▶ _Problem details_: Copy exactly the lines from the beginning of the data down to and including the line holding "0.0010, 0.0009, 0.0008, 0.0007, 0.0006, 0.0005, 0.0005]", without any pictures.

▶ _Data provided_:

__________

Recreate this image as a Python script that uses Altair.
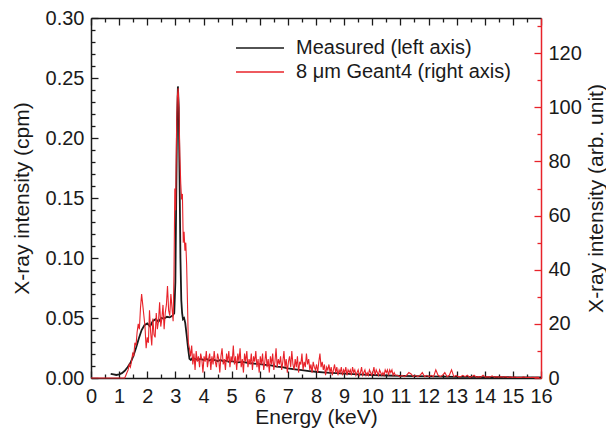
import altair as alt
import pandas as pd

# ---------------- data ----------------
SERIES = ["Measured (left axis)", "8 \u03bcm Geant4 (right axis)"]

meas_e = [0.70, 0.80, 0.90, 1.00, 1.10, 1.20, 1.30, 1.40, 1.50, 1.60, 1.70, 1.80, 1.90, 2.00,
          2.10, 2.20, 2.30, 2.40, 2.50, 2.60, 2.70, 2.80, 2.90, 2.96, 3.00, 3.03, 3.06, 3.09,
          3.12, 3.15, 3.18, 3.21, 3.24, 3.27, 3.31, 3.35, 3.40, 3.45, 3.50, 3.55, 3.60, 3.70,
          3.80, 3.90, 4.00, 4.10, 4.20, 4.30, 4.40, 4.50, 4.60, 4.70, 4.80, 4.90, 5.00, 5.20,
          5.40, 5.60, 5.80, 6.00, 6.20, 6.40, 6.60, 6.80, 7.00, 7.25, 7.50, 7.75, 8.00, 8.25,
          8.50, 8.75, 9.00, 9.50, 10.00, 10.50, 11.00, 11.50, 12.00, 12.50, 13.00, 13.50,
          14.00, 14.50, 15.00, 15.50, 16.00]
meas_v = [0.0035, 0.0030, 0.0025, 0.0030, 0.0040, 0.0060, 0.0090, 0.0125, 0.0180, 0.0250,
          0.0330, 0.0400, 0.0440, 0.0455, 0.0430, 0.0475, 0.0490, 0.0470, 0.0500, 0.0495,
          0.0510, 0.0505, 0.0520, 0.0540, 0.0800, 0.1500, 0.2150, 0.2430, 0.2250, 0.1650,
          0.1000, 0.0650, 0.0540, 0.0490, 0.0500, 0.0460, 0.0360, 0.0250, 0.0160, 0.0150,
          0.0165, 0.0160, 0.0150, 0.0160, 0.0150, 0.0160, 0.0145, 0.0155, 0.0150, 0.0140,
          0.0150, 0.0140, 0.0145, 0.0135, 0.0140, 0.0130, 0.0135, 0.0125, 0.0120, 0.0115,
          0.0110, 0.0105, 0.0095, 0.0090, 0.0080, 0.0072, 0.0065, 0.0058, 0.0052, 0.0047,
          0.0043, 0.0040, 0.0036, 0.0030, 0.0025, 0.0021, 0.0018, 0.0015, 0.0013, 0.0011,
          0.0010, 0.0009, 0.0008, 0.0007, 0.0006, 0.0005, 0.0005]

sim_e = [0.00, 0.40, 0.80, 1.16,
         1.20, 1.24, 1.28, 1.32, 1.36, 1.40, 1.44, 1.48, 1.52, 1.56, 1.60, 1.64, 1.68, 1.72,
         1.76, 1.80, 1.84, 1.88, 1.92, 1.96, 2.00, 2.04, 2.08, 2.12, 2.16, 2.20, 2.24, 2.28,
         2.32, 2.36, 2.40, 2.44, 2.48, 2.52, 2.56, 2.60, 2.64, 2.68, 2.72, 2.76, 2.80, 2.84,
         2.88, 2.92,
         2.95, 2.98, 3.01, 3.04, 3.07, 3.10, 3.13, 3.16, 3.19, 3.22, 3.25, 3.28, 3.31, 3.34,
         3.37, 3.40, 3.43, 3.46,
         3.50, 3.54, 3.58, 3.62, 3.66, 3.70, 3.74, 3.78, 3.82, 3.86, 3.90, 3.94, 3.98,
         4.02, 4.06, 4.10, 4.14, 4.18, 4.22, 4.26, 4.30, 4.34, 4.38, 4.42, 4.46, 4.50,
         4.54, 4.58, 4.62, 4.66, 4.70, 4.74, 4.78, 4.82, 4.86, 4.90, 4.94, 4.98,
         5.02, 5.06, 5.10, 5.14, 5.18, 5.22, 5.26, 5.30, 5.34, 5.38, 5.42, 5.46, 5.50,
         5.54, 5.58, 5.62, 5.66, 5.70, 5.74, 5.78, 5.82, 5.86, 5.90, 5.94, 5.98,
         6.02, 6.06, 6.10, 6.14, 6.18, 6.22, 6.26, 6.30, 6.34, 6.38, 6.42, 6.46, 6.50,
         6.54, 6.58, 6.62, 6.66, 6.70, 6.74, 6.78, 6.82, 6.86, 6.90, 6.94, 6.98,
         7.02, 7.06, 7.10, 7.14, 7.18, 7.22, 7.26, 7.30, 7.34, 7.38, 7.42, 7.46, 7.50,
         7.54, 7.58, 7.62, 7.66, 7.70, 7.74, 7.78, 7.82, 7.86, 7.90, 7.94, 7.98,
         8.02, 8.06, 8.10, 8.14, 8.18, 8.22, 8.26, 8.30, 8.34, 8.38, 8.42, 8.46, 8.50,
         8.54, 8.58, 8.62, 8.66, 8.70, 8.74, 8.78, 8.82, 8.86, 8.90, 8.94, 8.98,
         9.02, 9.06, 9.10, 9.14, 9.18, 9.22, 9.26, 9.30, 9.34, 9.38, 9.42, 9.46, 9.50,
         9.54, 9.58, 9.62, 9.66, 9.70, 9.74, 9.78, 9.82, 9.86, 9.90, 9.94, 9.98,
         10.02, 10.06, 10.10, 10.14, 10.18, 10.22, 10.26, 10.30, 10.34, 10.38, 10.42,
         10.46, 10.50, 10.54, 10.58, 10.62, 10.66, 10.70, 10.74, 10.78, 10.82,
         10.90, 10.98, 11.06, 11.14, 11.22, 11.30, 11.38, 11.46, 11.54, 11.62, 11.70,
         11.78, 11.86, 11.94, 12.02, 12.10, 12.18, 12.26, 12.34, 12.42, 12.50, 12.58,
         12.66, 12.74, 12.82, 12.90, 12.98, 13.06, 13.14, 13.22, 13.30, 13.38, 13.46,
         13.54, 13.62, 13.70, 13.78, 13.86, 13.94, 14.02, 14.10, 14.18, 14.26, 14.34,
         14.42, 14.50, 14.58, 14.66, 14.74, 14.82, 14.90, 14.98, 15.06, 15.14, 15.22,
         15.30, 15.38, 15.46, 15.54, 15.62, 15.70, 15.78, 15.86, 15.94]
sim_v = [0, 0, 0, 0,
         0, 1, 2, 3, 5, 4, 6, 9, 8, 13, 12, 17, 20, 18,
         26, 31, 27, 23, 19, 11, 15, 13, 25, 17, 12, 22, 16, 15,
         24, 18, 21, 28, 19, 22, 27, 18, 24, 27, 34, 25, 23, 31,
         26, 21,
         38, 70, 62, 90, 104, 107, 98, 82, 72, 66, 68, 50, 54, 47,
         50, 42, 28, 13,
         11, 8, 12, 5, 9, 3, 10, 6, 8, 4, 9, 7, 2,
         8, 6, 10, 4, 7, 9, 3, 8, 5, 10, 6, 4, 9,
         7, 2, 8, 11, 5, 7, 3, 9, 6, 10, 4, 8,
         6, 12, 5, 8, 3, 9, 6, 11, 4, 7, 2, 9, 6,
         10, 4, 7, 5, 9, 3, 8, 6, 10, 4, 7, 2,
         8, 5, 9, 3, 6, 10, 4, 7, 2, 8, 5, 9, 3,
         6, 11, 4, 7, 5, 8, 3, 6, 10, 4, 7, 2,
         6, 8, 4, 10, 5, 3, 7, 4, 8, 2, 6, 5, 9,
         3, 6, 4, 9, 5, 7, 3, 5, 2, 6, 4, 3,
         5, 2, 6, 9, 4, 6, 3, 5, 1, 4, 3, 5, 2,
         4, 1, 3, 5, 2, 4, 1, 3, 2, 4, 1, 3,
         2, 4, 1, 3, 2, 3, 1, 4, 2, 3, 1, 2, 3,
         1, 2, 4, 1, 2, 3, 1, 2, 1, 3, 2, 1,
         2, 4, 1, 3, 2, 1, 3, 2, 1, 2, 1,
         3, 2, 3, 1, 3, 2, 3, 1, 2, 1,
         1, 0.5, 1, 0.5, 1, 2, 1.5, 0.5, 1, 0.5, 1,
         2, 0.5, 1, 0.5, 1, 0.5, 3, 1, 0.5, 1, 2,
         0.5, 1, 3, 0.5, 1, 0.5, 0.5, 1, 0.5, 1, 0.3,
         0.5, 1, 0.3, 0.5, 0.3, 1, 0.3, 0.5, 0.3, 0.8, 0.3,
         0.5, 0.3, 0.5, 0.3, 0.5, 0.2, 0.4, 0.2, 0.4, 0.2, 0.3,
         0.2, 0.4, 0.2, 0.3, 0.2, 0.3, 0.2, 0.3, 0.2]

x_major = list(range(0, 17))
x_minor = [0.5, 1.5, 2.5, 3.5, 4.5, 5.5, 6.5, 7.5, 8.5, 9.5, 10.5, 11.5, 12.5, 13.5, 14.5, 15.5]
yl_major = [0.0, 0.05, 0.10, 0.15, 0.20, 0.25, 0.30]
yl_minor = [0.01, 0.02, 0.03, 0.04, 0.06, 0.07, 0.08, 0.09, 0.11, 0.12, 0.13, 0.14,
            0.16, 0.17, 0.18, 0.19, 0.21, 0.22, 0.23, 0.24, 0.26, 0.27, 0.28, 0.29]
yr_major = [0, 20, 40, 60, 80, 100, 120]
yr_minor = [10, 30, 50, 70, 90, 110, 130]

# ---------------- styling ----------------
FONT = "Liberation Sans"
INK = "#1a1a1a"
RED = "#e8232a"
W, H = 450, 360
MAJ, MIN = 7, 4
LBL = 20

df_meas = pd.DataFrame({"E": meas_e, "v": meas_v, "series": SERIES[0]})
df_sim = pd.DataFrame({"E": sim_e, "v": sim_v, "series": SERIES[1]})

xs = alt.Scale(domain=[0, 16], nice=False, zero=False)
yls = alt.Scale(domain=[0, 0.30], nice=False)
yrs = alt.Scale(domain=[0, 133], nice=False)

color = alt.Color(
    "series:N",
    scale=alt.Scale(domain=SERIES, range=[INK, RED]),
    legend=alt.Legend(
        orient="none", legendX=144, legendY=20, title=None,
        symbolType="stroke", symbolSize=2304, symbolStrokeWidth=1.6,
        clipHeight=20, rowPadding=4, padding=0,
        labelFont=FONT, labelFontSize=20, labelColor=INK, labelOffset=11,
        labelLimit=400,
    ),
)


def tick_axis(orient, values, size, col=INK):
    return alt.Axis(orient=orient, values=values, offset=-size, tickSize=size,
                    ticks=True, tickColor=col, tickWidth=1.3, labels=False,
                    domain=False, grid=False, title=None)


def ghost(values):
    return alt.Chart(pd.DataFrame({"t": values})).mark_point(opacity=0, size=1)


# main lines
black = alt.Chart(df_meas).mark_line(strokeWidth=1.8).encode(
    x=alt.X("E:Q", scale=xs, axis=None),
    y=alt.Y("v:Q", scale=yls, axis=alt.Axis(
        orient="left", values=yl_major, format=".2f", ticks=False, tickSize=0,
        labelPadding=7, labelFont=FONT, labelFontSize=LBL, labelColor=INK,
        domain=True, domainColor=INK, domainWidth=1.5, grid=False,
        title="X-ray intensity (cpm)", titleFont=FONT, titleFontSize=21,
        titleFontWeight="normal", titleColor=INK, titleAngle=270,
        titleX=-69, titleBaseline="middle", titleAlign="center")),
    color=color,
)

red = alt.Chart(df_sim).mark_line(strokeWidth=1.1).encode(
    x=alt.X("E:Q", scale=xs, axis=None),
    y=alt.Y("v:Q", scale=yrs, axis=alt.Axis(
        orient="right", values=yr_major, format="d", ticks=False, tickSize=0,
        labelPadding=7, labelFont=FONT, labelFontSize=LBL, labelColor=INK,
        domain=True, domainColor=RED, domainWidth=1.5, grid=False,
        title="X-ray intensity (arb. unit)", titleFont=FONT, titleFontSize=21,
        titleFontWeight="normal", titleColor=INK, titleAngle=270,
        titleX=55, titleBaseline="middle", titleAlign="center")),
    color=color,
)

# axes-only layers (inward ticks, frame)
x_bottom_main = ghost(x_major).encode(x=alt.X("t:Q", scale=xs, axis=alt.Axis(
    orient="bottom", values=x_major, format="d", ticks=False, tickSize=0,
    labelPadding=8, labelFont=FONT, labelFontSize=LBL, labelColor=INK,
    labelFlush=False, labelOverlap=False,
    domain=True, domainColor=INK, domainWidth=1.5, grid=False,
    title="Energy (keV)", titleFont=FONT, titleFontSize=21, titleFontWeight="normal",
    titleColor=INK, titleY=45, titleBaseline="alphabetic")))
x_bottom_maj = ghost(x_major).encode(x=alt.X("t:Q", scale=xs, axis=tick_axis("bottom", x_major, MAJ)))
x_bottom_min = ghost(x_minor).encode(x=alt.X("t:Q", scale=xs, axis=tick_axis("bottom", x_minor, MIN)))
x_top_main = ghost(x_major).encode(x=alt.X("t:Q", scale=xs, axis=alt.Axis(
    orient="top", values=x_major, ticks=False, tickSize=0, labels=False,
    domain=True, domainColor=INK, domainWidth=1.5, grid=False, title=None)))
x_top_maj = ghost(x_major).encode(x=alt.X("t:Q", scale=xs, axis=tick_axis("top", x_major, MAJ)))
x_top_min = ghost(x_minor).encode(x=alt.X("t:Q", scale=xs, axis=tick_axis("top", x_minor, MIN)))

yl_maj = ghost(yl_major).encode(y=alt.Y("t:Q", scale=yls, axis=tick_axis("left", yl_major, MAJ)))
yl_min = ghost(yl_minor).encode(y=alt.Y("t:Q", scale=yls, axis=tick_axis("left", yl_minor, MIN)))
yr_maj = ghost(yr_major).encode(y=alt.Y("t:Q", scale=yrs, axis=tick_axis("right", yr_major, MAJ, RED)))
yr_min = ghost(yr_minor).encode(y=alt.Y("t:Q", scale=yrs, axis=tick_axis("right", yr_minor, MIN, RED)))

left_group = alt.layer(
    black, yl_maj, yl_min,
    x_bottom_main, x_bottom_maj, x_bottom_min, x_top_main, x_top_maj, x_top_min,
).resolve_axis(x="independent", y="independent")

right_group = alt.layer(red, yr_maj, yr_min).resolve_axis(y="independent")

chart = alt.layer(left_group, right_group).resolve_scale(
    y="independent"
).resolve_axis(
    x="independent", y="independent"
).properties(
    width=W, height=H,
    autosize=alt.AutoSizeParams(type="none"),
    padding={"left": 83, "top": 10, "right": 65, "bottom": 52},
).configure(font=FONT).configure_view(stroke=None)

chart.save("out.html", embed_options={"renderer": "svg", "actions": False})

__________

▶ _Result of this task_:
Recreate this image as a Python script that uses Altair.
import altair as alt
import pandas as pd

# ---------------- data ----------------
SERIES = ["Measured (left axis)", "8 \u03bcm Geant4 (right axis)"]

meas_e = [0.70, 0.80, 0.90, 1.00, 1.10, 1.20, 1.30, 1.40, 1.50, 1.60, 1.70, 1.80, 1.90, 2.00,
          2.10, 2.20, 2.30, 2.40, 2.50, 2.60, 2.70, 2.80, 2.90, 2.96, 3.00, 3.03, 3.06, 3.09,
          3.12, 3.15, 3.18, 3.21, 3.24, 3.27, 3.31, 3.35, 3.40, 3.45, 3.50, 3.55, 3.60, 3.70,
          3.80, 3.90, 4.00, 4.10, 4.20, 4.30, 4.40, 4.50, 4.60, 4.70, 4.80, 4.90, 5.00, 5.20,
          5.40, 5.60, 5.80, 6.00, 6.20, 6.40, 6.60, 6.80, 7.00, 7.25, 7.50, 7.75, 8.00, 8.25,
          8.50, 8.75, 9.00, 9.50, 10.00, 10.50, 11.00, 11.50, 12.00, 12.50, 13.00, 13.50,
          14.00, 14.50, 15.00, 15.50, 16.00]
meas_v = [0.0035, 0.0030, 0.0025, 0.0030, 0.0040, 0.0060, 0.0090, 0.0125, 0.0180, 0.0250,
          0.0330, 0.0400, 0.0440, 0.0455, 0.0430, 0.0475, 0.0490, 0.0470, 0.0500, 0.0495,
          0.0510, 0.0505, 0.0520, 0.0540, 0.0800, 0.1500, 0.2150, 0.2430, 0.2250, 0.1650,
          0.1000, 0.0650, 0.0540, 0.0490, 0.0500, 0.0460, 0.0360, 0.0250, 0.0160, 0.0150,
          0.0165, 0.0160, 0.0150, 0.0160, 0.0150, 0.0160, 0.0145, 0.0155, 0.0150, 0.0140,
          0.0150, 0.0140, 0.0145, 0.0135, 0.0140, 0.0130, 0.0135, 0.0125, 0.0120, 0.0115,
          0.0110, 0.0105, 0.0095, 0.0090, 0.0080, 0.0072, 0.0065, 0.0058, 0.0052, 0.0047,
          0.0043, 0.0040, 0.0036, 0.0030, 0.0025, 0.0021, 0.0018, 0.0015, 0.0013, 0.0011,
          0.0010, 0.0009, 0.0008, 0.0007, 0.0006, 0.0005, 0.0005]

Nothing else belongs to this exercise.